Wednesday, February 20, 2008

Consumer's heads and social fashion

Adweek: Marketers want to get inside consumers' heads
Coca-Cola Co. and Virgin Mobile USA are among the top marketers to use neuroscience and biometric research to understand how the human body responds to advertising. Such research reportedly has become cheaper and easier to conduct, due to advances in technology.

Financial Times: Social shopping comes into fashion
Social shopping will gain more traction in the fashion space as consumers increasingly rely on peer suggestions and reviews in making online purchases, according to this article.

Rationality- a great concept and not unfamiliar to those with a bit of common sense
1. Ummm, neuroscience people! Where have you been? We're all kind of leaving TV advertising as dead and boring.
Question: Did you look at the long lasting effects of this advertising as opposed to simply during the time that viewers were watching ads???
I'm sure if you would have kept your little electrodes going you would have found no response AS SOON as the advertising was over for that particular product.

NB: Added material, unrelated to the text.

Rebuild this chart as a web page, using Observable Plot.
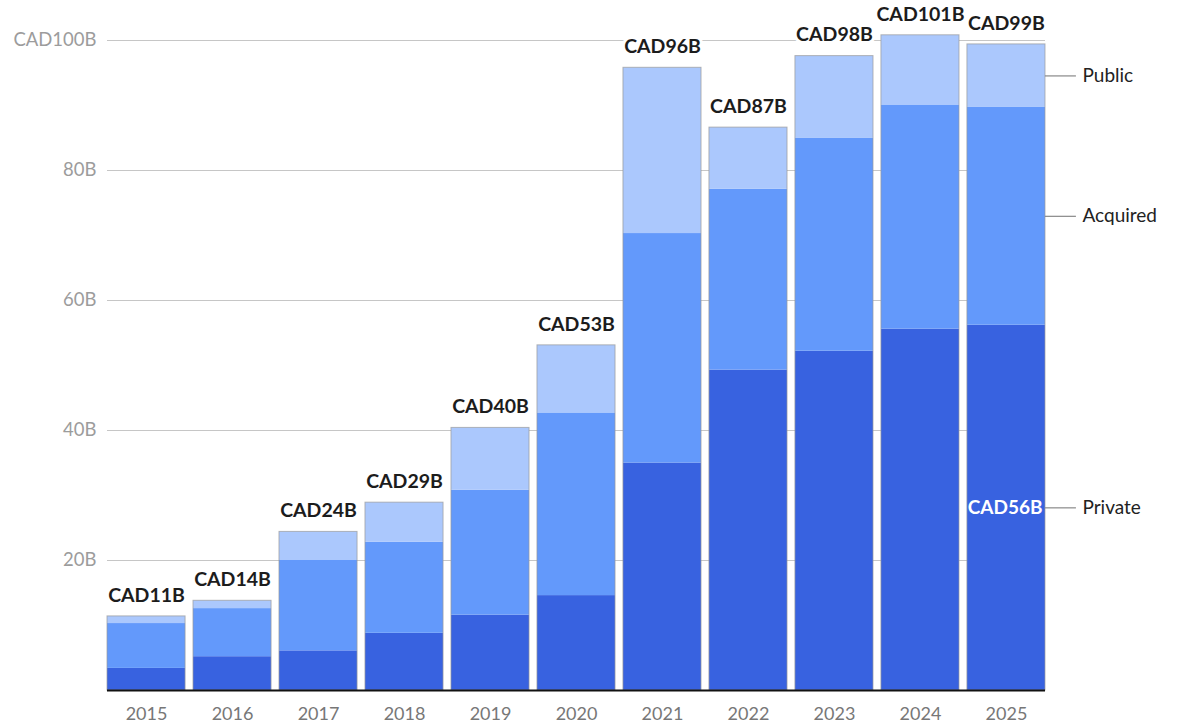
<!DOCTYPE html>
<html>
<head>
<meta charset="utf-8">
<script src="https://cdn.jsdelivr.net/npm/d3@7"></script>
<script src="https://cdn.jsdelivr.net/npm/@observablehq/plot@0.6"></script>
<style>
  html, body { margin: 0; padding: 0; background: #fff; }
  #chart svg { display: block; }
</style>
</head>
<body>
<div id="chart"></div>
<script>
const years = ["2015","2016","2017","2018","2019","2020","2021","2022","2023","2024","2025"];
const privateVals  = [3.4, 5.2, 6.1, 8.8, 11.6, 14.6, 35.0, 49.3, 52.2, 55.6, 56.2];
const acquiredVals = [6.9, 7.4, 13.9, 14.0, 19.2, 28.1, 35.3, 27.8, 32.8, 34.4, 33.5];
const publicVals   = [1.1, 1.2, 4.4, 6.1, 9.6, 10.4, 25.5, 9.5, 12.6, 10.8, 9.7];
const seriesNames  = ["Private", "Acquired", "Public"];
const seriesColors = ["#3862e0", "#6399fb", "#abc8fd"];
const yTicks = [20, 40, 60, 80, 100];

const seriesVals = [privateVals, acquiredVals, publicVals];
const long = [];
years.forEach((yr, i) => {
  seriesNames.forEach((s, k) => long.push({year: yr, type: s, value: seriesVals[k][i]}));
});
const totals = years.map((yr, i) => ({year: yr, total: privateVals[i] + acquiredVals[i] + publicVals[i]}));

// legend on last bar: segment midpoints
const last = years.length - 1;
const legend = [];
let acc = 0;
seriesNames.forEach((s, k) => {
  const v = seriesVals[k][last];
  legend.push({year: years[last], type: s, mid: acc + v / 2, value: v});
  acc += v;
});

const fmtB = d => "CAD" + Math.round(d) + "B";

const chart = Plot.plot({
  width: 1177,
  height: 725,
  marginLeft: 107,
  marginRight: 132,
  marginTop: 40,
  marginBottom: 35,
  style: {fontFamily: "Lato, 'Open Sans', sans-serif", fontSize: "18px", background: "#fff"},
  x: {domain: years, paddingInner: 0.092, paddingOuter: 0, round: false, label: null},
  y: {domain: [0, 100], label: null},
  color: {domain: seriesNames, range: seriesColors},
  marks: [
    Plot.gridY(yTicks, {stroke: "#c6c6c6", strokeOpacity: 1, strokeWidth: 1.2}),
    Plot.axisY({ticks: yTicks, tickSize: 0, tickPadding: 11, fontSize: 18.5, color: "#9c9c9c",
      tickFormat: d => d === 100 ? "CAD100B" : d + "B", label: null}),
    Plot.axisX({tickSize: 0, tickPadding: 17, fontSize: 18, color: "#777", label: null}),
    Plot.barY(long, {x: "year", y: "value", fill: "type"}),
    Plot.barY(totals, {x: "year", y: "total", fill: "none", stroke: "#9a9a9a", strokeOpacity: 0.7, strokeWidth: 1}),
    Plot.ruleY([0], {stroke: "#111", strokeWidth: 2}),
    Plot.text(totals, {x: "year", y: "total", text: d => fmtB(d.total), dy: -21,
      fontWeight: "bold", fontSize: 19.5, fill: "#1c1c1c", stroke: "white", strokeWidth: 6}),
    Plot.text(legend.filter(d => d.type === "Private"), {x: "year", y: "mid", text: d => fmtB(d.value),
      textAnchor: "end", dx: 36, fontWeight: "bold", fontSize: 19, fill: "white"}),
    Plot.tickY(legend, {x: "year", y: "mid", dx: 78, stroke: "#888", strokeWidth: 1.2, strokeDasharray: "31,300"}),
    Plot.text(legend, {x: "year", y: "mid", text: "type", textAnchor: "start", dx: 76, fontSize: 19, fill: "#222"})
  ]
});
document.getElementById("chart").appendChild(chart);
</script>
</body>
</html>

2. I don't even know where to start on the social fashion thing. If you follow trends, great, then this is for you. It's always nice to know that 600 other people are walking down the street in the exact same ensemble as you. It adds to the self-confidence that you're doing something safe in number.
But I don't think this kind of program will eventuate, definitely not for premier high fashion or niche groups. In particular the fashion industry is driven by everyone loving something or hating something (by everyone I mean those select few voices who dictate what everyone should be loving or hating and then the masses following that). And real fashion for real people is driven by a sense of discovery and individualism. Real trend setters don't want to be told where to discover something, they discover and collate on their own. They create their own 'new' ways of doing things- that's why they are trend setters. And trend setters definitely don't publicise and encourage everyone to follow their trend. That happens organically.
This whole thing sounds like a bunch of try hards trying to get their sites off the ground. I.e their sites are called "Oh so you" and "I like totally love it". Not exactly sophistication.


Anonymous said...


I've seen some interesting evidence that social shopping has juice. For example, check out the way it's been nurtured on

I work for a start up in the same general space, so I've paid close attention to the site. FYI, Microsoft recently bought into Jellyfish - which may or may not convince you of the site's awesomeness.

nom de blogg

Wisey said...

Hmm, yes, uh-huh, ok.
I'm not talking about mass. I was talking about those who are the individual, which that article seemed to convey as the desired audience.

and ps- I just saw Chris from Project Runway on the street. TV really does put on 20 pounds.